_Stated task_: Start at the top of the records and, please, print each line exactly through the line that contains "plt.rcParams['mathtext.rm'] = 'Liberation", leaving out all pictures.

_Provided data_:
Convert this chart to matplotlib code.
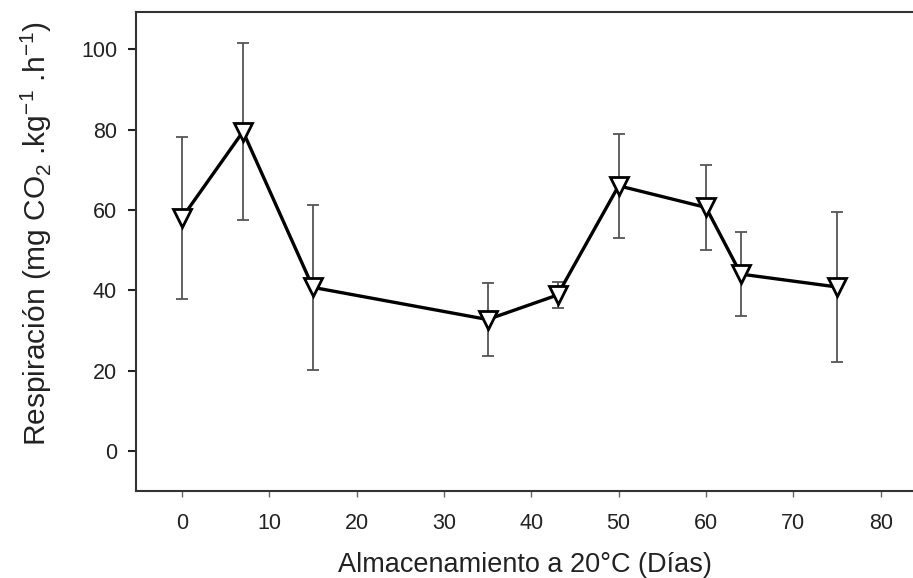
import matplotlib
matplotlib.use("Agg")
import matplotlib.pyplot as plt

days = [0, 7, 15, 35, 43, 50, 60, 64, 75]
resp = [58.0, 79.5, 40.7, 32.7, 38.8, 66.0, 60.6, 44.0, 40.8]
err = [20.2, 22.0, 20.5, 9.0, 3.3, 13.0, 10.6, 10.5, 18.7]
xticks = [0, 10, 20, 30, 40, 50, 60, 70, 80]
yticks = [0, 20, 40, 60, 80, 100]

plt.rcParams['font.family'] = ['Liberation Sans', 'DejaVu Sans']
plt.rcParams['mathtext.fontset'] = 'custom'
plt.rcParams['mathtext.rm'] = 'Liberation Sans'

fig = plt.figure(figsize=(9.13, 5.78), dpi=100)
ax = fig.add_axes([0.1495, 0.1505, 0.8505, 0.829])

ax.errorbar(days, resp, yerr=err, fmt='none', ecolor='#555555', elinewidth=1.3,
            capsize=4, capthick=1.3, zorder=2)
ax.plot(days, resp, color='black', linewidth=2.4, zorder=3)
ax.plot(days, resp, linestyle='none', marker='v', markersize=13,
        markerfacecolor='white', markeredgecolor='black', markeredgewidth=2.0, zorder=4)

ax.set_xlim(-5.2, 83.7)
ax.set_ylim(-10, 109.3)
ax.set_xticks(xticks)
ax.set_yticks(yticks)
ax.tick_params(axis='both', labelsize=15.5, colors='#222222', direction='out')
ax.tick_params(axis='y', length=6, width=1.5, pad=8)
ax.tick_params(axis='x', length=4, width=1.0, color='#666666', pad=12)

for s in ['left', 'bottom', 'top']:
    ax.spines[s].set_color('#333333')
    ax.spines[s].set_linewidth(1.5)
ax.spines['right'].set_visible(False)

ax.set_xlabel('Almacenamiento a 20°C (Días)', fontsize=19.5, color='#222222', labelpad=13)
ax.set_ylabel('Respiración (mg CO$_2$ .kg$^{-1}$ .h$^{-1}$)', fontsize=21.5,
              color='#222222')
ax.yaxis.set_label_coords(-0.106, 0.537)

fig.savefig('out.png', dpi=100, facecolor='white')
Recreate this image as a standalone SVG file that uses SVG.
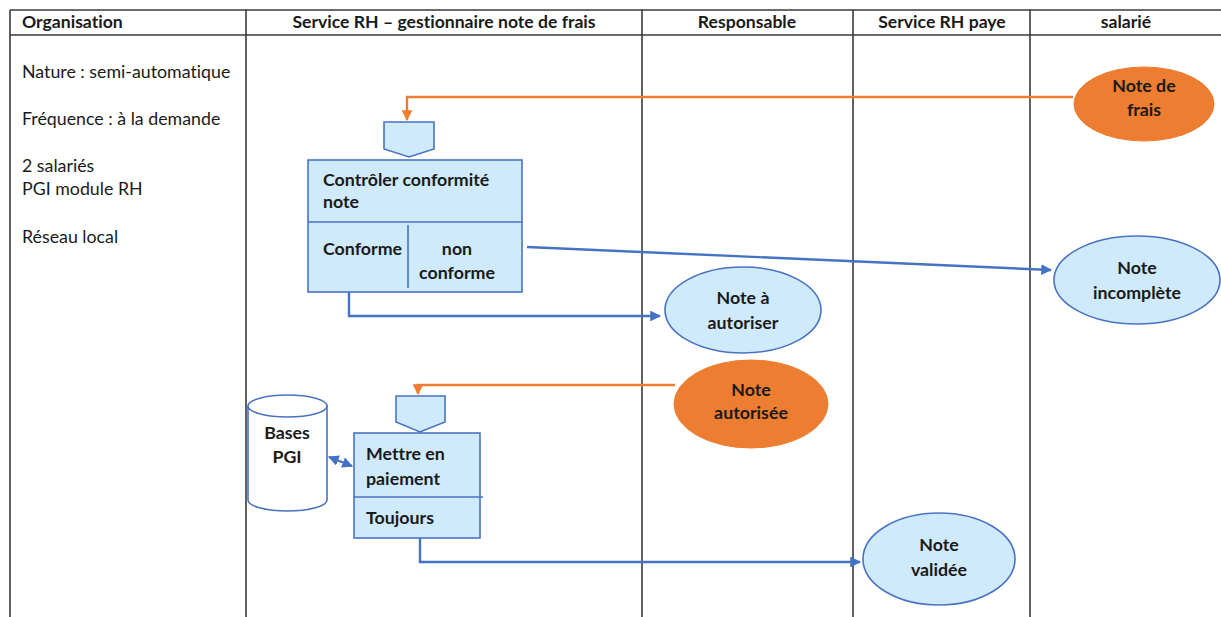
<svg xmlns="http://www.w3.org/2000/svg" width="1221" height="617" viewBox="0 0 1221 617">
<style>
text{font-variant-ligatures:none}
.grid{stroke:#3a3a3a;stroke-width:1.6;fill:none}
.hd{font-family:Lato,"Liberation Sans",sans-serif;font-weight:bold;font-size:17.6px;fill:#1a1a1a;text-anchor:middle}
.lt{font-family:Lato,"Liberation Sans",sans-serif;font-size:17.8px;fill:#1a1a1a}
.nt{font-family:Lato,"Liberation Sans",sans-serif;font-weight:bold;font-size:17.8px;fill:#1a1a1a}
.c{text-anchor:middle}
.bl{fill:#cfeafc;stroke:#4a72c4;stroke-width:1.6}
.or{fill:#ed7d31;stroke:#ed7d31;stroke-width:1}
.cb{fill:none;stroke:#4472c4;stroke-width:2.4}
.co{fill:none;stroke:#ed7d31;stroke-width:2.4}
</style>
<defs>
<marker id="ab" viewBox="0 0 10 10" refX="9" refY="5" markerWidth="4.5" markerHeight="4.5" orient="auto-start-reverse"><path d="M0,0L10,5L0,10z" fill="#4472c4"/></marker>
<marker id="ao" viewBox="0 0 10 10" refX="9" refY="5" markerWidth="4.5" markerHeight="4.5" orient="auto"><path d="M0,0L10,5L0,10z" fill="#ed7d31"/></marker>
</defs>
<g id="table">
<line class="grid" x1="10" y1="10" x2="1221" y2="10"/>
<line class="grid" x1="10" y1="35" x2="1221" y2="35"/>
<line class="grid" x1="10" y1="10" x2="10" y2="617"/>
<line class="grid" x1="246" y1="10" x2="246" y2="617"/>
<line class="grid" x1="642" y1="10" x2="642" y2="617"/>
<line class="grid" x1="853" y1="10" x2="853" y2="617"/>
<line class="grid" x1="1030" y1="10" x2="1030" y2="617"/>
<text class="hd" x="22" y="28" style="text-anchor:start">Organisation</text>
<text class="hd" x="444" y="28">Service RH – gestionnaire note de frais</text>
<text class="hd" x="747" y="28">Responsable</text>
<text class="hd" x="942" y="28">Service RH paye</text>
<text class="hd" x="1126" y="28">salarié</text>
<text class="lt" x="22" y="78">Nature : semi-automatique</text>
<text class="lt" x="22" y="125">Fréquence : à la demande</text>
<text class="lt" x="22" y="172">2 salariés</text>
<text class="lt" x="22" y="195">PGI module RH</text>
<text class="lt" x="22" y="243">Réseau local</text>
</g>
<g id="connectors">
<polyline class="co" points="1073,97 407,97 407,120" marker-end="url(#ao)"/>
<polyline class="cb" points="349,292 349,316 660,316" marker-end="url(#ab)"/>
<line class="cb" x1="527" y1="247" x2="1051" y2="270" marker-end="url(#ab)"/>
<polyline class="co" points="675,385 418,385 418,394" marker-end="url(#ao)"/>
<line class="cb" x1="329" y1="457" x2="352" y2="466" marker-start="url(#ab)" marker-end="url(#ab)"/>
<polyline class="cb" points="420,538 420,562 860,562" marker-end="url(#ab)"/>
</g>
<g id="note-de-frais">
<ellipse class="or" cx="1144" cy="104" rx="70" ry="37"/>
<text class="nt c" x="1144" y="92">Note de</text>
<text class="nt c" x="1144" y="116">frais</text>
</g>
<g id="controler">
<path class="bl" d="M384,122H434V149L409,157L384,149Z"/>
<rect class="bl" x="308" y="160" width="214" height="132"/>
<line class="bl" x1="308" y1="222" x2="522" y2="222"/>
<line class="bl" x1="408" y1="225" x2="408" y2="288"/>
<text class="nt" x="323" y="186">Contrôler conformité</text>
<text class="nt" x="323" y="208">note</text>
<text class="nt" x="323" y="255">Conforme</text>
<text class="nt c" x="457" y="255">non</text>
<text class="nt c" x="457" y="279">conforme</text>
</g>
<g id="note-a-autoriser">
<ellipse class="bl" cx="743" cy="310" rx="78" ry="43"/>
<text class="nt c" x="743" y="304">Note à</text>
<text class="nt c" x="743" y="329">autoriser</text>
</g>
<g id="note-incomplete">
<ellipse class="bl" cx="1137" cy="280" rx="83" ry="44"/>
<text class="nt c" x="1137" y="274">Note</text>
<text class="nt c" x="1137" y="299">incomplète</text>
</g>
<g id="note-autorisee">
<ellipse class="or" cx="751" cy="404" rx="77" ry="44"/>
<text class="nt c" x="751" y="396">Note</text>
<text class="nt c" x="751" y="419">autorisée</text>
</g>
<g id="bases-pgi">
<path d="M248,406V500A39.5,11 0 0 0 327,500V406" fill="#fff" stroke="#4a72c4" stroke-width="1.6"/>
<ellipse cx="287.5" cy="406" rx="39.5" ry="11" fill="#fff" stroke="#4a72c4" stroke-width="1.6"/>
<text class="nt c" x="287" y="439">Bases</text>
<text class="nt c" x="287" y="463">PGI</text>
</g>
<g id="mettre-en-paiement">
<path class="bl" d="M396,396H445V422L420,432L396,422Z"/>
<rect class="bl" x="354" y="433" width="126" height="105"/>
<line class="bl" x1="354" y1="497" x2="483" y2="497"/>
<text class="nt" x="366" y="460">Mettre en</text>
<text class="nt" x="366" y="485">paiement</text>
<text class="nt" x="366" y="524">Toujours</text>
</g>
<g id="note-validee">
<ellipse class="bl" cx="939" cy="559" rx="76" ry="46"/>
<text class="nt c" x="939" y="551">Note</text>
<text class="nt c" x="939" y="576">validée</text>
</g>
</svg>
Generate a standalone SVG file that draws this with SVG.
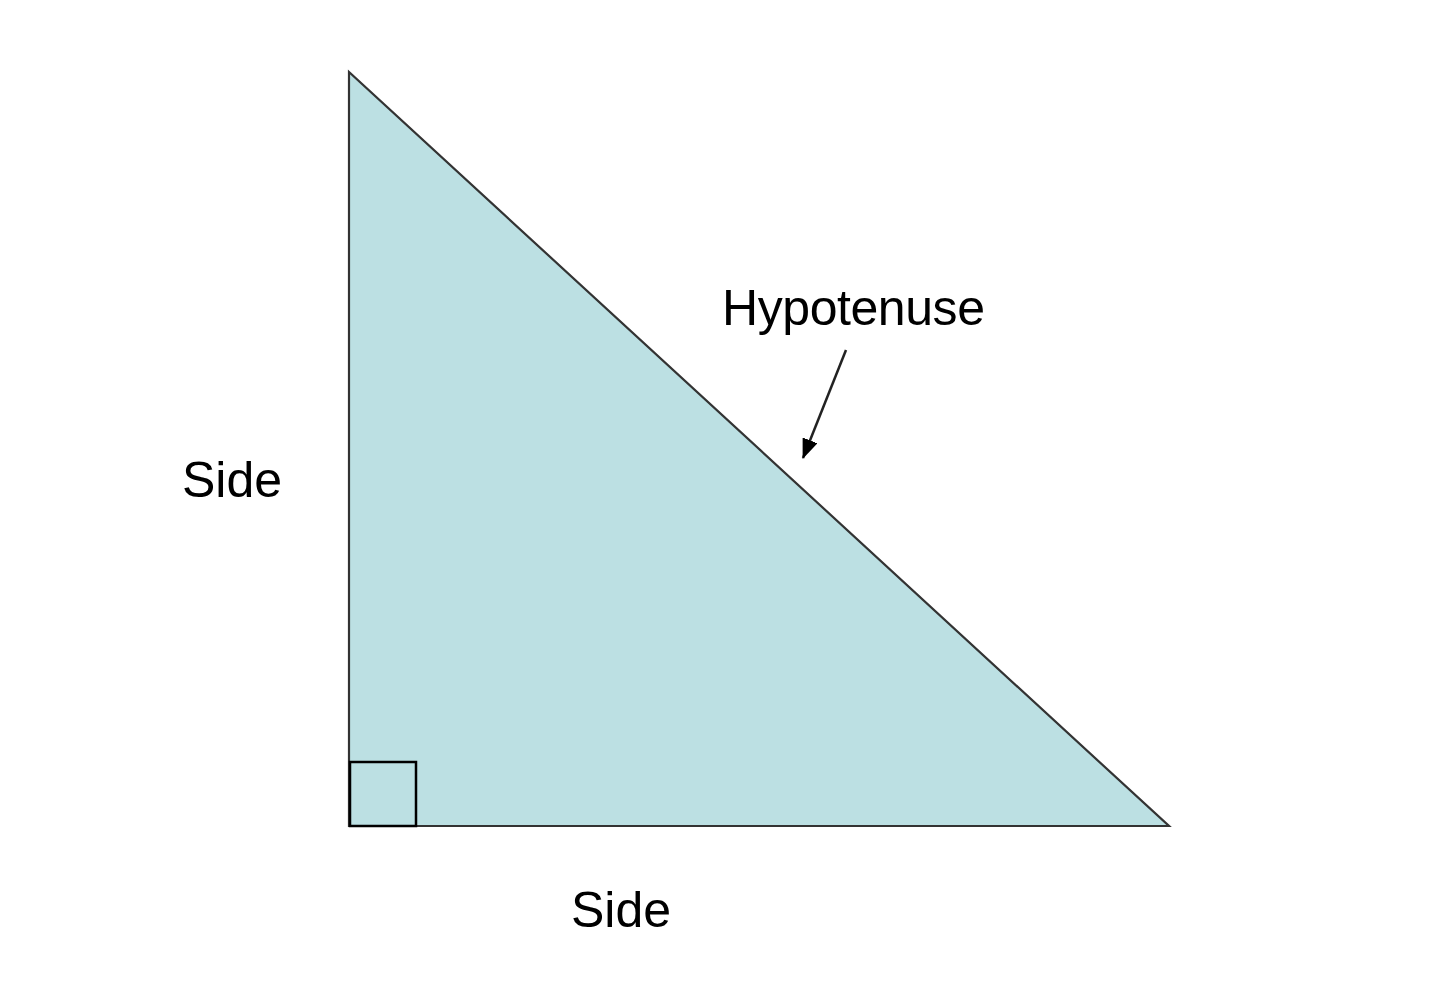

_Right answer_:
Convert this chart to matplotlib code.
import matplotlib
matplotlib.use("Agg")
import matplotlib.pyplot as plt

days = [0, 7, 15, 35, 43, 50, 60, 64, 75]
resp = [58.0, 79.5, 40.7, 32.7, 38.8, 66.0, 60.6, 44.0, 40.8]
err = [20.2, 22.0, 20.5, 9.0, 3.3, 13.0, 10.6, 10.5, 18.7]
xticks = [0, 10, 20, 30, 40, 50, 60, 70, 80]
yticks = [0, 20, 40, 60, 80, 100]

plt.rcParams['font.family'] = ['Liberation Sans', 'DejaVu Sans']
plt.rcParams['mathtext.fontset'] = 'custom'
plt.rcParams['mathtext.rm'] = 'Liberation Sans'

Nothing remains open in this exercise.